WRITTEN INSTRUCTION
Retype each entry below, keeping every character the same.

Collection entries
▶

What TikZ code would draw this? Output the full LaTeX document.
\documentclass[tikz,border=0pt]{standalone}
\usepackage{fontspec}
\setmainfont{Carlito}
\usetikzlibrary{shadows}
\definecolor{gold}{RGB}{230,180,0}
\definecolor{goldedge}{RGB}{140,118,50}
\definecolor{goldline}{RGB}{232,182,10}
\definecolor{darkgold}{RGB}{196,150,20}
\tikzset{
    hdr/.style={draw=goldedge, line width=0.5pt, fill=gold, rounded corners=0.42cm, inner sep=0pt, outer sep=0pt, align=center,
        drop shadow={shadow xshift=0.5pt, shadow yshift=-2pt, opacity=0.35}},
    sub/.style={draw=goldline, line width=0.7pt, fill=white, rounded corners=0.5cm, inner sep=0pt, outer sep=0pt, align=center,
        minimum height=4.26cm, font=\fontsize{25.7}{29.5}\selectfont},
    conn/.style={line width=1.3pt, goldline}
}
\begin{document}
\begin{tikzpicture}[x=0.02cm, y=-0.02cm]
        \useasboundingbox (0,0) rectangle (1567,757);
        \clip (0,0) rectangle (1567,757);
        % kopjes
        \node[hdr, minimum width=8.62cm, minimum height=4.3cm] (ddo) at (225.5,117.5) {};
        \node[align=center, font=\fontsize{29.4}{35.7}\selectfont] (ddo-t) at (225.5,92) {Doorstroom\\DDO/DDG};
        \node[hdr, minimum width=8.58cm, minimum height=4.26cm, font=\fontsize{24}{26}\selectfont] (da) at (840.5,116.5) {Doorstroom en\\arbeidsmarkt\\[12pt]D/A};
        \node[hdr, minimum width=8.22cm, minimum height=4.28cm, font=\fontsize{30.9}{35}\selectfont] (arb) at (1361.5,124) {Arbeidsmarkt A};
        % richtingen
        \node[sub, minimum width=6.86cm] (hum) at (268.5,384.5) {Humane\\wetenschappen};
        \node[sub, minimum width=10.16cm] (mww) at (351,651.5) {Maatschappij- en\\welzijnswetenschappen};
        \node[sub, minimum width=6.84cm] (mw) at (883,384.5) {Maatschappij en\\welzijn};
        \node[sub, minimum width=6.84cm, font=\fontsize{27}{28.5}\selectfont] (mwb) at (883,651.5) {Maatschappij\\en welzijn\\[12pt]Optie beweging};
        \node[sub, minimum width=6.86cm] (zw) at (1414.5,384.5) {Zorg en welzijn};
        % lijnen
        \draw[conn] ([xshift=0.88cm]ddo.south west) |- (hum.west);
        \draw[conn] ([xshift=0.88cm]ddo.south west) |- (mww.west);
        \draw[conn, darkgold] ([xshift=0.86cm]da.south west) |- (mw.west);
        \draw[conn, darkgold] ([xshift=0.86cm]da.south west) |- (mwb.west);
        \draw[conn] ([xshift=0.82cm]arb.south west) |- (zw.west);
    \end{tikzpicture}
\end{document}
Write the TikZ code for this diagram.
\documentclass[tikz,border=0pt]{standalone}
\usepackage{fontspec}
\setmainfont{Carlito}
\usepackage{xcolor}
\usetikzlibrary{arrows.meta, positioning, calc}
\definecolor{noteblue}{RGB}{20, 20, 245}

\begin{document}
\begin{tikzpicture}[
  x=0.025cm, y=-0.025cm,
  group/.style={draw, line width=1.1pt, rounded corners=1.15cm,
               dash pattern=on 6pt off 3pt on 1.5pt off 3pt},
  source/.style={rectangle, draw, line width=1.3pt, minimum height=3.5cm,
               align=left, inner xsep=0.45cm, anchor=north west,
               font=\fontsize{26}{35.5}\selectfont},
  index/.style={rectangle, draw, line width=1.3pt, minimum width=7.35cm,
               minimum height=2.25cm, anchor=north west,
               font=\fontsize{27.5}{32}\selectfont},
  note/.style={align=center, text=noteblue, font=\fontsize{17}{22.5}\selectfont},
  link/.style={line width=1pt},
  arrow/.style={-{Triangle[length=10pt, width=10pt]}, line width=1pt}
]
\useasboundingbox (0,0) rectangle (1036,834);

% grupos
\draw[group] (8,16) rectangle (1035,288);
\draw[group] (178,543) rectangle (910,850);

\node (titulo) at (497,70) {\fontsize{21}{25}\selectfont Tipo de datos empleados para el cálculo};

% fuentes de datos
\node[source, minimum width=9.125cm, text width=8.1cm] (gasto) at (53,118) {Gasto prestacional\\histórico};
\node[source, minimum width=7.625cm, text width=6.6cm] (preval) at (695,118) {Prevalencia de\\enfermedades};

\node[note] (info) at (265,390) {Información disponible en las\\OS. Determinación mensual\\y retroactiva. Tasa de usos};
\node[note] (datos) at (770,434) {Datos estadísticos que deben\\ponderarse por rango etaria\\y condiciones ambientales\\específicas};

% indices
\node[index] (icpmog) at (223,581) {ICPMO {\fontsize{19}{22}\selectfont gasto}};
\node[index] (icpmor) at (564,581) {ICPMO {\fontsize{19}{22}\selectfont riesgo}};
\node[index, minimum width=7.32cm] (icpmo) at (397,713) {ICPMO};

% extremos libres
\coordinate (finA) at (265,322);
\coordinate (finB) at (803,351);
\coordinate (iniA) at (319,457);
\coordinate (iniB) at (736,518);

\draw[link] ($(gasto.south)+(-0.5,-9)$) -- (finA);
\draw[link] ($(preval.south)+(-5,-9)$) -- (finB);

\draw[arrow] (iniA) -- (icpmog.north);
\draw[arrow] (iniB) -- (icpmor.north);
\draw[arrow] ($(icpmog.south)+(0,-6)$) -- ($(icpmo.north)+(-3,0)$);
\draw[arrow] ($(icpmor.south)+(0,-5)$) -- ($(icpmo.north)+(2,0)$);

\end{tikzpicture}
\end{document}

◀

OUTPUT OF THE TASK
What TikZ code would draw this? Output the full LaTeX document.
\documentclass[tikz,border=0pt]{standalone}
\usepackage{fontspec}
\setmainfont{Carlito}
\usetikzlibrary{shadows}
\definecolor{gold}{RGB}{230,180,0}
\definecolor{goldedge}{RGB}{140,118,50}
\definecolor{goldline}{RGB}{232,182,10}
\definecolor{darkgold}{RGB}{196,150,20}
\tikzset{
    hdr/.style={draw=goldedge, line width=0.5pt, fill=gold, rounded corners=0.42cm, inner sep=0pt, outer sep=0pt, align=center,
        drop shadow={shadow xshift=0.5pt, shadow yshift=-2pt, opacity=0.35}},
    sub/.style={draw=goldline, line width=0.7pt, fill=white, rounded corners=0.5cm, inner sep=0pt, outer sep=0pt, align=center,
        minimum height=4.26cm, font=\fontsize{25.7}{29.5}\selectfont},
    conn/.style={line width=1.3pt, goldline}
}
\begin{document}
\begin{tikzpicture}[x=0.02cm, y=-0.02cm]
        \useasboundingbox (0,0) rectangle (1567,757);
        \clip (0,0) rectangle (1567,757);
        % kopjes
        \node[hdr, minimum width=8.62cm, minimum height=4.3cm] (ddo) at (225.5,117.5) {};
        \node[align=center, font=\fontsize{29.4}{35.7}\selectfont] (ddo-t) at (225.5,92) {Doorstroom\\DDO/DDG};
        \node[hdr, minimum width=8.58cm, minimum height=4.26cm, font=\fontsize{24}{26}\selectfont] (da) at (840.5,116.5) {Doorstroom en\\arbeidsmarkt\\[12pt]D/A};
        \node[hdr, minimum width=8.22cm, minimum height=4.28cm, font=\fontsize{30.9}{35}\selectfont] (arb) at (1361.5,124) {Arbeidsmarkt A};
        % richtingen
        \node[sub, minimum width=6.86cm] (hum) at (268.5,384.5) {Humane\\wetenschappen};
        \node[sub, minimum width=10.16cm] (mww) at (351,651.5) {Maatschappij- en\\welzijnswetenschappen};
        \node[sub, minimum width=6.84cm] (mw) at (883,384.5) {Maatschappij en\\welzijn};
        \node[sub, minimum width=6.84cm, font=\fontsize{27}{28.5}\selectfont] (mwb) at (883,651.5) {Maatschappij\\en welzijn\\[12pt]Optie beweging};
        \node[sub, minimum width=6.86cm] (zw) at (1414.5,384.5) {Zorg en welzijn};
        % lijnen
        \draw[conn] ([xshift=0.88cm]ddo.south west) |- (hum.west);
        \draw[conn] ([xshift=0.88cm]ddo.south west) |- (mww.west);
        \draw[conn, darkgold] ([xshift=0.86cm]da.south west) |- (mw.west);
        \draw[conn, darkgold] ([xshift=0.86cm]da.south west) |- (mwb.west);
        \draw[conn] ([xshift=0.82cm]arb.south west) |- (zw.west);
    \end{tikzpicture}
\end{document}
Write the TikZ code for this diagram.
\documentclass[tikz,border=0pt]{standalone}
\usepackage{fontspec}
\setmainfont{Carlito}
\usepackage{xcolor}
\usetikzlibrary{arrows.meta, positioning, calc}
\definecolor{noteblue}{RGB}{20, 20, 245}

\begin{document}
\begin{tikzpicture}[
  x=0.025cm, y=-0.025cm,
  group/.style={draw, line width=1.1pt, rounded corners=1.15cm,
               dash pattern=on 6pt off 3pt on 1.5pt off 3pt},
  source/.style={rectangle, draw, line width=1.3pt, minimum height=3.5cm,
               align=left, inner xsep=0.45cm, anchor=north west,
               font=\fontsize{26}{35.5}\selectfont},
  index/.style={rectangle, draw, line width=1.3pt, minimum width=7.35cm,
               minimum height=2.25cm, anchor=north west,
               font=\fontsize{27.5}{32}\selectfont},
  note/.style={align=center, text=noteblue, font=\fontsize{17}{22.5}\selectfont},
  link/.style={line width=1pt},
  arrow/.style={-{Triangle[length=10pt, width=10pt]}, line width=1pt}
]
\useasboundingbox (0,0) rectangle (1036,834);

% grupos
\draw[group] (8,16) rectangle (1035,288);
\draw[group] (178,543) rectangle (910,850);

\node (titulo) at (497,70) {\fontsize{21}{25}\selectfont Tipo de datos empleados para el cálculo};

% fuentes de datos
\node[source, minimum width=9.125cm, text width=8.1cm] (gasto) at (53,118) {Gasto prestacional\\histórico};
\node[source, minimum width=7.625cm, text width=6.6cm] (preval) at (695,118) {Prevalencia de\\enfermedades};

\node[note] (info) at (265,390) {Información disponible en las\\OS. Determinación mensual\\y retroactiva. Tasa de usos};
\node[note] (datos) at (770,434) {Datos estadísticos que deben\\ponderarse por rango etaria\\y condiciones ambientales\\específicas};

% indices
\node[index] (icpmog) at (223,581) {ICPMO {\fontsize{19}{22}\selectfont gasto}};
\node[index] (icpmor) at (564,581) {ICPMO {\fontsize{19}{22}\selectfont riesgo}};
\node[index, minimum width=7.32cm] (icpmo) at (397,713) {ICPMO};

% extremos libres
\coordinate (finA) at (265,322);
\coordinate (finB) at (803,351);
\coordinate (iniA) at (319,457);
\coordinate (iniB) at (736,518);

\draw[link] ($(gasto.south)+(-0.5,-9)$) -- (finA);
\draw[link] ($(preval.south)+(-5,-9)$) -- (finB);

\draw[arrow] (iniA) -- (icpmog.north);
\draw[arrow] (iniB) -- (icpmor.north);
\draw[arrow] ($(icpmog.south)+(0,-6)$) -- ($(icpmo.north)+(-3,0)$);
\draw[arrow] ($(icpmor.south)+(0,-5)$) -- ($(icpmo.north)+(2,0)$);

\end{tikzpicture}
\end{document}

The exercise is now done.